The Mabey & Johnson sentencing has a number of notable characteristics:
- Guilty plea: The company pleaded guilty following plea discussions with the SFO. The case thus represents an early application of the Attorney General’s March 2009 “Guidelines on Plea Discussions in Cases of Serious or Complex Fraud”, which defines – for the first time – procedures for prosecutors in negotiating plea arrangements with defendants in fraud cases. In this case, the Crown Court appears to have endorsed all of the key elements of the plea settlement agreed upon by the SFO and Mabey & Johnson. Whether that will continue to be the case, or if judges will play a guiding role in defining the terms of settlements, remains to be seen.

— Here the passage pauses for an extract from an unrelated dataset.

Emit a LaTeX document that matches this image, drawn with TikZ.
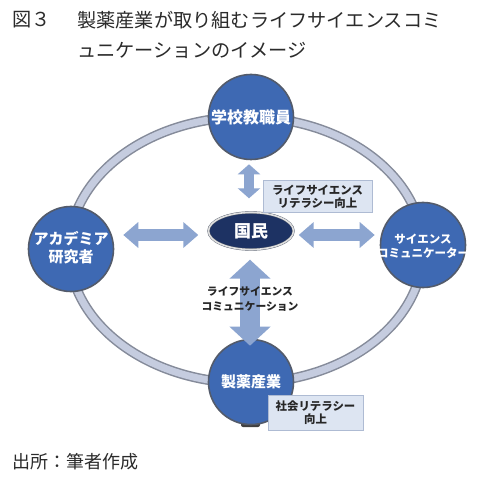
\documentclass[tikz,border=0pt]{standalone}
\usepackage{fontspec}
\setmainfont{Noto Sans CJK JP}
\usetikzlibrary{shapes.geometric,arrows.meta,calc}
\definecolor{circblue}{HTML}{3E69B3}
\definecolor{circrim}{HTML}{535B6B}
\definecolor{navy}{HTML}{1D3263}
\definecolor{ringedge}{HTML}{858B9A}
\definecolor{ringfill}{HTML}{C5CCDF}
\definecolor{arrowblue}{HTML}{8CA5D0}
\definecolor{boxfill}{HTML}{DDE5F2}
\definecolor{boxedge}{HTML}{AEBBD3}
\definecolor{titlegray}{HTML}{2B2B2B}
\tikzset{
  circ/.style={circle, minimum size=85pt, inner sep=0pt, fill=circblue, draw=circrim, line width=1.6pt},
  circtext/.style={text=white, align=center, inner sep=0pt, font=\bfseries},
  labelbox/.style={rectangle, fill=boxfill, draw=boxedge, line width=1pt, align=center, inner sep=0pt,
     font=\bfseries\fontsize{11.4}{13.5}\selectfont, text=black!85},
  titletext/.style={anchor=west, inner sep=0pt, text=titlegray, font=\fontsize{19.2}{19.2}\selectfont},
}
\begin{document}
\begin{tikzpicture}[x=1pt,y=1pt]
\useasboundingbox (0,0) rectangle (500,-486);
\fill[white] (0,0) rectangle (500,-486);

% title
\node[titletext] (t0) at (12,-20) {図３};
\node[titletext] (t1) at (77,-20) {製薬産業が取り組むライフサイエンスコミ};
\node[titletext] (t2) at (77,-50) {ュニケーションのイメージ};

% ring
\draw[ringedge, line width=10pt] (246,-250) ellipse [x radius=177, y radius=133];
\draw[ringfill, line width=7pt] (246,-250) ellipse [x radius=177, y radius=133];

% base under bottom circle
\fill[black!75, rounded corners=2pt] (241,-419) rectangle (260,-427);

% circles
\node[circ] (top) at (251,-117) {};
\node[circ] (lt) at (71,-249) {};
\node[circ] (rt) at (423,-245) {};
\node[circ] (bot) at (251,-382) {};
\node[circtext, font=\bfseries\fontsize{16}{16}\selectfont] (toptx) at (top) {学校教職員};
\node[circtext, font=\bfseries\fontsize{15}{18}\selectfont] (lttx) at (71,-248) {アカデミア\\研究者};
\node[circtext, font=\bfseries\fontsize{11.5}{14}\selectfont] (rttx) at (423,-246) {サイエンス\\コミュニケーター};
\node[circtext, font=\bfseries\fontsize{15}{15}\selectfont] (bottx) at (251,-382) {製薬産業};

% center
\node[ellipse, minimum width=85pt, minimum height=37pt, inner sep=0pt, fill=navy, draw=circrim, double=black!12, double distance=1.6pt,
      text=white, font=\bfseries\fontsize{17}{17}\selectfont] (min) at (251,-231) {国民};

% arrows
\draw[arrowblue, line width=12pt, {Triangle[width=25pt,length=15pt]}-{Triangle[width=25pt,length=15pt]}]
  ($(lt.east |- min.west)+(9,-4)$) -- ($(min.west)+(-10,-4)$);
\draw[arrowblue, line width=12pt, {Triangle[width=25pt,length=15pt]}-{Triangle[width=25pt,length=15pt]}]
  ($(min.east)+(5,-4)$) -- ($(rt.west |- min.east)+(-5,-4)$);
\draw[arrowblue, line width=10pt, {Triangle[width=22pt,length=10pt]}-{Triangle[width=22pt,length=10pt]}]
  ($(top.south)+(-2,-4)$) -- ($(min.north)+(-2,14)$);
\draw[arrowblue, line width=20pt, {Triangle[width=40pt,length=19pt]}-{Triangle[width=40pt,length=19pt]}]
  ($(min.south)+(-1,-10)$) -- ($(bot.north)+(-1,-7)$);

% labels
\node[labelbox, minimum width=109pt, minimum height=32pt] (lab1) at (317.5,-197) {ライフサイエンス\\リテラシー向上};
\node[labelbox, minimum width=95pt, minimum height=35pt] (lab2) at (315.5,-412.5) {社会リテラシー\\向上};
\node[align=center, inner sep=0pt, text=black!85, font=\bfseries\fontsize{10.8}{15}\selectfont] (lab3) at (250,-299) {ライフサイエンス\\コミュニケーション};

% footer
\node[titletext, font=\fontsize{18}{18}\selectfont] (src) at (12,-462) {出所：筆者作成};
\end{tikzpicture}
\end{document}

- Corporate Reforms: The underlying violations involved former senior managers of Mabey & Johnson, which at the time had implemented only limited corporate controls to prevent bribery. In documents filed with Southwark Crown Court and in public comments following the sentencing, SFO Director Richard Alderman observed that the company’s remedial measures included replacement of five of eight members of its board of directors and the implementation of a comprehensive anti-corruption compliance program, and that the company therefore was “to a notable extent, no longer the company that committed these crimes.”

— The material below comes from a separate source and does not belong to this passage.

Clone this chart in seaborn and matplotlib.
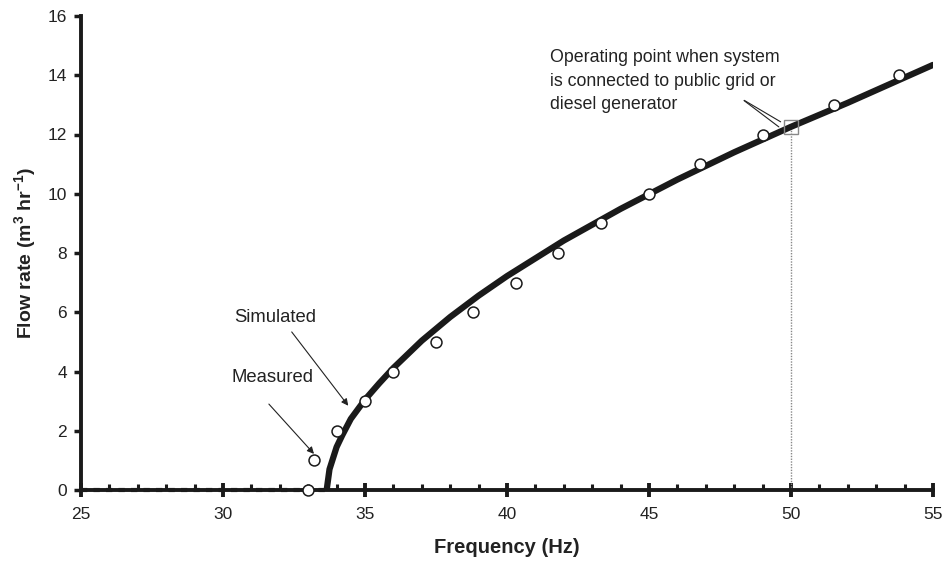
import matplotlib
matplotlib.use("Agg")
import matplotlib.pyplot as plt
from matplotlib.ticker import MultipleLocator
import seaborn as sns
import pandas as pd

# Simulated curve
sim_x = [33.65, 33.70, 33.75, 33.85, 34.0, 34.2, 34.5, 35.0, 35.5, 36.0, 37.0, 38.0,
         39.0, 40.0, 42.0, 44.0, 46.0, 48.0, 50.0, 52.0, 55.0]
sim_y = [0.0, 0.35, 0.7, 1.0, 1.45, 1.85, 2.4, 3.05, 3.6, 4.12, 5.04, 5.84,
         6.56, 7.22, 8.42, 9.49, 10.48, 11.40, 12.26, 13.07, 14.35]
# Zero-flow part of simulated curve
zero_x = [25.0, 33.65]
zero_y = [0.0, 0.0]

# Measured points
meas_x = [33.0, 33.2, 34.0, 35.0, 36.0, 37.5, 38.8, 40.3, 41.8, 43.3, 45.0, 46.8, 49.0, 51.5, 53.8]
meas_y = [0, 1, 2, 3, 4, 5, 6, 7, 8, 9, 10, 11, 12, 13, 14]

# Operating point
op_x = [50.0]
op_y = [12.25]

x_ticks = [25, 30, 35, 40, 45, 50, 55]
y_ticks = [0, 2, 4, 6, 8, 10, 12, 14, 16]

sns.set_style("ticks")
plt.rcParams['font.family'] = ['Liberation Sans', 'DejaVu Sans']
plt.rcParams['mathtext.fontset'] = 'custom'
plt.rcParams['mathtext.rm'] = 'Liberation Sans'
plt.rcParams['mathtext.bf'] = 'Liberation Sans:bold'
plt.rcParams['mathtext.it'] = 'Liberation Sans:italic'

fig = plt.figure(figsize=(9.45, 5.64), dpi=100)
ax = fig.add_axes([81/945, 74/564, (933-81)/945, (490-16)/564])

sim_df = pd.DataFrame({'x': sim_x, 'y': sim_y})
meas_df = pd.DataFrame({'x': meas_x, 'y': meas_y})

# operating point dotted vertical line
ax.plot([op_x[0], op_x[0]], [0, op_y[0]], color='#888888', lw=1.0, ls=(0, (1, 1)), zorder=2)

sns.lineplot(data=sim_df, x='x', y='y', ax=ax, color='#1a1a1a', lw=4.5,
             sort=False, estimator=None, zorder=3)
ax.plot(zero_x, zero_y, color='#1a1a1a', lw=3, ls=(0, (1.5, 1.5)), zorder=3, clip_on=False)

sns.scatterplot(data=meas_df, x='x', y='y', ax=ax, marker='o', s=62,
                facecolor='white', edgecolor='#1a1a1a', linewidth=1.1, zorder=5, clip_on=False)

ax.plot(op_x, op_y, marker='s', ms=10, mfc='none', mec='#888888', mew=1.0, zorder=6, ls='none')

ax.set_xlim(25, 55)
ax.set_ylim(0, 16)
ax.set_xticks(x_ticks)
ax.set_yticks(y_ticks)
ax.xaxis.set_minor_locator(MultipleLocator(1))
ax.set_xticklabels([str(t) for t in x_ticks])
ax.set_yticklabels([str(t) for t in y_ticks])

for s in ['top', 'right']:
    ax.spines[s].set_visible(False)
for s in ['left', 'bottom']:
    ax.spines[s].set_linewidth(2.8)
    ax.spines[s].set_color('#1a1a1a')

ax.tick_params(axis='x', which='major', direction='inout', length=10, width=2.8,
               color='#1a1a1a', labelsize=12.5, labelcolor='#222222', pad=7)
ax.tick_params(axis='x', which='minor', direction='in', length=4, width=2.2, color='#1a1a1a')
ax.tick_params(axis='y', which='major', direction='out', length=5, width=2.5,
               color='#1a1a1a', labelsize=12.5, labelcolor='#222222', pad=5)

ax.set_xlabel('Frequency (Hz)', fontsize=14.5, fontweight='bold', color='#222222', labelpad=12)
ax.set_ylabel(r'Flow rate (m$^\mathbf{3}$ hr$^\mathbf{-1}$)', fontsize=14, fontweight='bold',
              color='#222222', labelpad=7)

# Annotations
ax.text(31.83, 5.81, 'Simulated', fontsize=13.3, color='#222222', ha='center', va='center')
ax.annotate('', xy=(34.47, 2.77), xytext=(32.36, 5.41),
            arrowprops=dict(arrowstyle='-|>', color='#222222', lw=0.8, mutation_scale=10))
ax.text(31.73, 3.80, 'Measured', fontsize=13.3, color='#222222', ha='center', va='center')
ax.annotate('', xy=(33.27, 1.15), xytext=(31.55, 2.97),
            arrowprops=dict(arrowstyle='-|>', color='#222222', lw=0.8, mutation_scale=10))

ax.text(49.61, 14.88, 'Operating point when system\nis connected to public grid or\ndiesel generator',
        fontsize=12.8, color='#222222', ha='right', va='top', linespacing=1.5,
        multialignment='left')
ax.annotate('', xy=(49.72, 12.38), xytext=(48.27, 13.2),
            arrowprops=dict(arrowstyle='-', color='#222222', lw=0.8))
ax.annotate('', xy=(49.65, 12.2), xytext=(48.27, 13.2),
            arrowprops=dict(arrowstyle='-', color='#222222', lw=0.8))

fig.savefig('out.png', dpi=100)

- Voluntary Self-Disclosure: Mabey & Johnson had disclosed the Jamaica and Ghana violations voluntarily to the SFO. As reported in our 30 July alert, the SFO recently issued detailed guidance (in a paper titled the “Approach of the Serious Fraud Office to Dealing with Overseas Corruption”) in which it has encouraged companies to self-disclose violations of the foreign bribery laws, and outlined the SFO’s terms of reference for dealing with parties who submit voluntary disclosures. Commenting on the Mabey & Johnson sentence, Mr. Alderman upheld the case as offering a practical insight into the SFO’s voluntary disclosure approach:
“The offences are serious ones but [Mabey & Johnson] has played its part positively by recognising the unacceptability of those past business practices and by coming forward to report them and engage constructively with the SFO. I urge other companies who might seek some parallels for them, to come and talk to us and have the matter dealt with quickly and fairly.”
Documents filed with Southwark Crown Court indicate that Mabey & Johnson also voluntarily disclosed evidence of further potential overseas corruption offences in Mozambique, Angola, Bangladesh and Madagascar, which the SFO specifically declined to formally prosecute as a result of the company’s voluntary cooperation.

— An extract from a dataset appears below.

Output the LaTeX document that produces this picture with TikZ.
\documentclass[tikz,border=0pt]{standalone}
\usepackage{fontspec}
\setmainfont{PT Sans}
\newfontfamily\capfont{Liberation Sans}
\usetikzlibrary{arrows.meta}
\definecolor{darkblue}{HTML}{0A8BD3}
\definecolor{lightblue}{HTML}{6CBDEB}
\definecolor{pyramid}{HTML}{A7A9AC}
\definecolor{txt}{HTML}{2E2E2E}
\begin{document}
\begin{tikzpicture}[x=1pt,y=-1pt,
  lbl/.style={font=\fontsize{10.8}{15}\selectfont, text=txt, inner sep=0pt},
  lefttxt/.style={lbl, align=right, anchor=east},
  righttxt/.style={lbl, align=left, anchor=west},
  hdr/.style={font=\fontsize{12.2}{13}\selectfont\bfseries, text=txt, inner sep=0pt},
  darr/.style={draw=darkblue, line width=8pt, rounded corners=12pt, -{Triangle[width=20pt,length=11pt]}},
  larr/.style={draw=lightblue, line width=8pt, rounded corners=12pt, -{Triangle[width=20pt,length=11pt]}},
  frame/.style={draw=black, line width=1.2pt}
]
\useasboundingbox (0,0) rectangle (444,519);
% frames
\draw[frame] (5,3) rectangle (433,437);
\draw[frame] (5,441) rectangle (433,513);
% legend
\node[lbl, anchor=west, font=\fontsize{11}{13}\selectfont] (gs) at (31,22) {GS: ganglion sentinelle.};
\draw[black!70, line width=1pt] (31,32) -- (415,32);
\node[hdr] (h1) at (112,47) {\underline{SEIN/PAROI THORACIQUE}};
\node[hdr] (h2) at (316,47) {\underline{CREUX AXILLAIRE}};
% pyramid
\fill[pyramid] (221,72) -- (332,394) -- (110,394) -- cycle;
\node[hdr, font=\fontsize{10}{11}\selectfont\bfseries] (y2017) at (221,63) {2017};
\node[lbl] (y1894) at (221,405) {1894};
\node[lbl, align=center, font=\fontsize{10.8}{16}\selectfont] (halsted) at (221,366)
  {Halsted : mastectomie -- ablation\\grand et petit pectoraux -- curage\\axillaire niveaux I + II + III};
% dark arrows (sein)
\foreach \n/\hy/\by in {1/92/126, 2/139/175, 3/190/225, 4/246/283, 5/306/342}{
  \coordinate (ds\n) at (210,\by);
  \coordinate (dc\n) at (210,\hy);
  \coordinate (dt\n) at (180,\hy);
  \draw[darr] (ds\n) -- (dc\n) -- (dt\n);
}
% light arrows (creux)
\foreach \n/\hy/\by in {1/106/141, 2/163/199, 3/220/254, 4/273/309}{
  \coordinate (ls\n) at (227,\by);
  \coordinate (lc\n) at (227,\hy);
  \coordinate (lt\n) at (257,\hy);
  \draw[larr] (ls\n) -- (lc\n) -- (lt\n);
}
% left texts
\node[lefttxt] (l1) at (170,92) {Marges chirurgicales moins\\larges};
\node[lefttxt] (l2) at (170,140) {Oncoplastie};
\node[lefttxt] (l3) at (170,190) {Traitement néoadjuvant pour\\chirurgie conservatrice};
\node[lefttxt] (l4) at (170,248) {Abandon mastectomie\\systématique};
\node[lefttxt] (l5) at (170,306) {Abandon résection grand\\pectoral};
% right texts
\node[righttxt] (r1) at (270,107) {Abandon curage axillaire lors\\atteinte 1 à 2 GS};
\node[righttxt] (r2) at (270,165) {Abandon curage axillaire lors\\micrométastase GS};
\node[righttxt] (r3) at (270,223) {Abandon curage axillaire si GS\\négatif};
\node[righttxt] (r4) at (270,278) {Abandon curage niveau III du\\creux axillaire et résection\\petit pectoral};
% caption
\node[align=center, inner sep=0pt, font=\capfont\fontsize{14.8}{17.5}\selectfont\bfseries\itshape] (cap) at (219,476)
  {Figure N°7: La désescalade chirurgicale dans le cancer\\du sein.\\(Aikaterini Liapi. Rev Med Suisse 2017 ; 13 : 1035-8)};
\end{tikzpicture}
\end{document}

- Compliance Monitor: As in the case of the Balfour Beatty settlement, the court’s sentence in the Mabey & Johnson case included the requirement that Mabey & Johnson submit its compliance program to the review of an independent monitor, who must be approved by the SFO.
- Reparations: The sentence also included the payment of £1.4 million in reparations to be paid to the Governments of Iraq, Ghana, and Jamaica.
- Focus On Individual Prosecutions: The settlement was reached notwithstanding the fact that investigations – and possible prosecutions - of the individual former company directors involved in the misconduct remain pending. While the SFO evidently saw little benefit in continuing to investigate and prosecute the company for corrupt activities in Angola, Bangladesh, Mozambique, Madagascar and potentially other countries that Mabey & Johnson admitted to, it signalled its ongoing focus on those individuals for their involvement in corrupt conduct.
The sentence also exhibits many features that have become common in U.S. prosecutions and settlements under the U.S. Foreign Corrupt Practices Act (“FCPA”): an investigation conducted by independent outside counsel, voluntary disclosure, individual prosecutions, a seven-figure penalty, and the requirement of a corporate compliance program and independent monitoring. Indeed, the documents filed with Southwark Crown Court signal the SFO’s explicit adoption, “where appropriate”, of the U.S. Department of Justice’s (“DOJ”) practices in imposing corporate compliance monitors as a condition of settlement in FCPA prosecutions. Notably, however, the SFO appears to have adopted, in some respects, a more aggressive position than the DOJ with respect to what it considers full cooperation in an overseas corruption investigation. It has suggested, for instance, that it will not consider a company to have cooperated to the best of its ability – and therefore be eligible for full “cooperation credit” in mitigating potential penalties – unless it shares attorney-client privileged interview memoranda and other privileged investigation materials. This practice proved controversial in the United States (to the extent that DOJ eventually abandoned it), and may prove similarly so as the SFO brings further prosecutions for voluntarily-disclosed conduct in the United Kingdom. It also may serve as a significant deterrent to companies weighing whether or not to self-disclose.
At the same time, English criminal law may be shifting in a direction that would remove certain impediments to prosecuting corporations (currently one of the most significant distinctions between the tools available to the SFO as compared to its American counterparts), which may encourage voluntary disclosures moving forward. As previously reported, the anti-bribery law reform bill pending in Parliament includes a provision that would create a corporate offence for companies whose personnel or agents commit bribery in connection with company business, and where the company had failed to implement adequate compliance controls. The bill has passed through pre-legislative scrutiny in Parliament, and the Government’s Draft Legislative Programme (published on 29 June 2009) indicated its intention to introduce a Bribery Bill to reform the law of bribery in the next Parliamentary session. Accordingly, it is possible that new legislation could be enacted in early 2010. If implemented, the bill could represent a fundamental shift in the legal risk assessment for UK-based companies doing business overseas.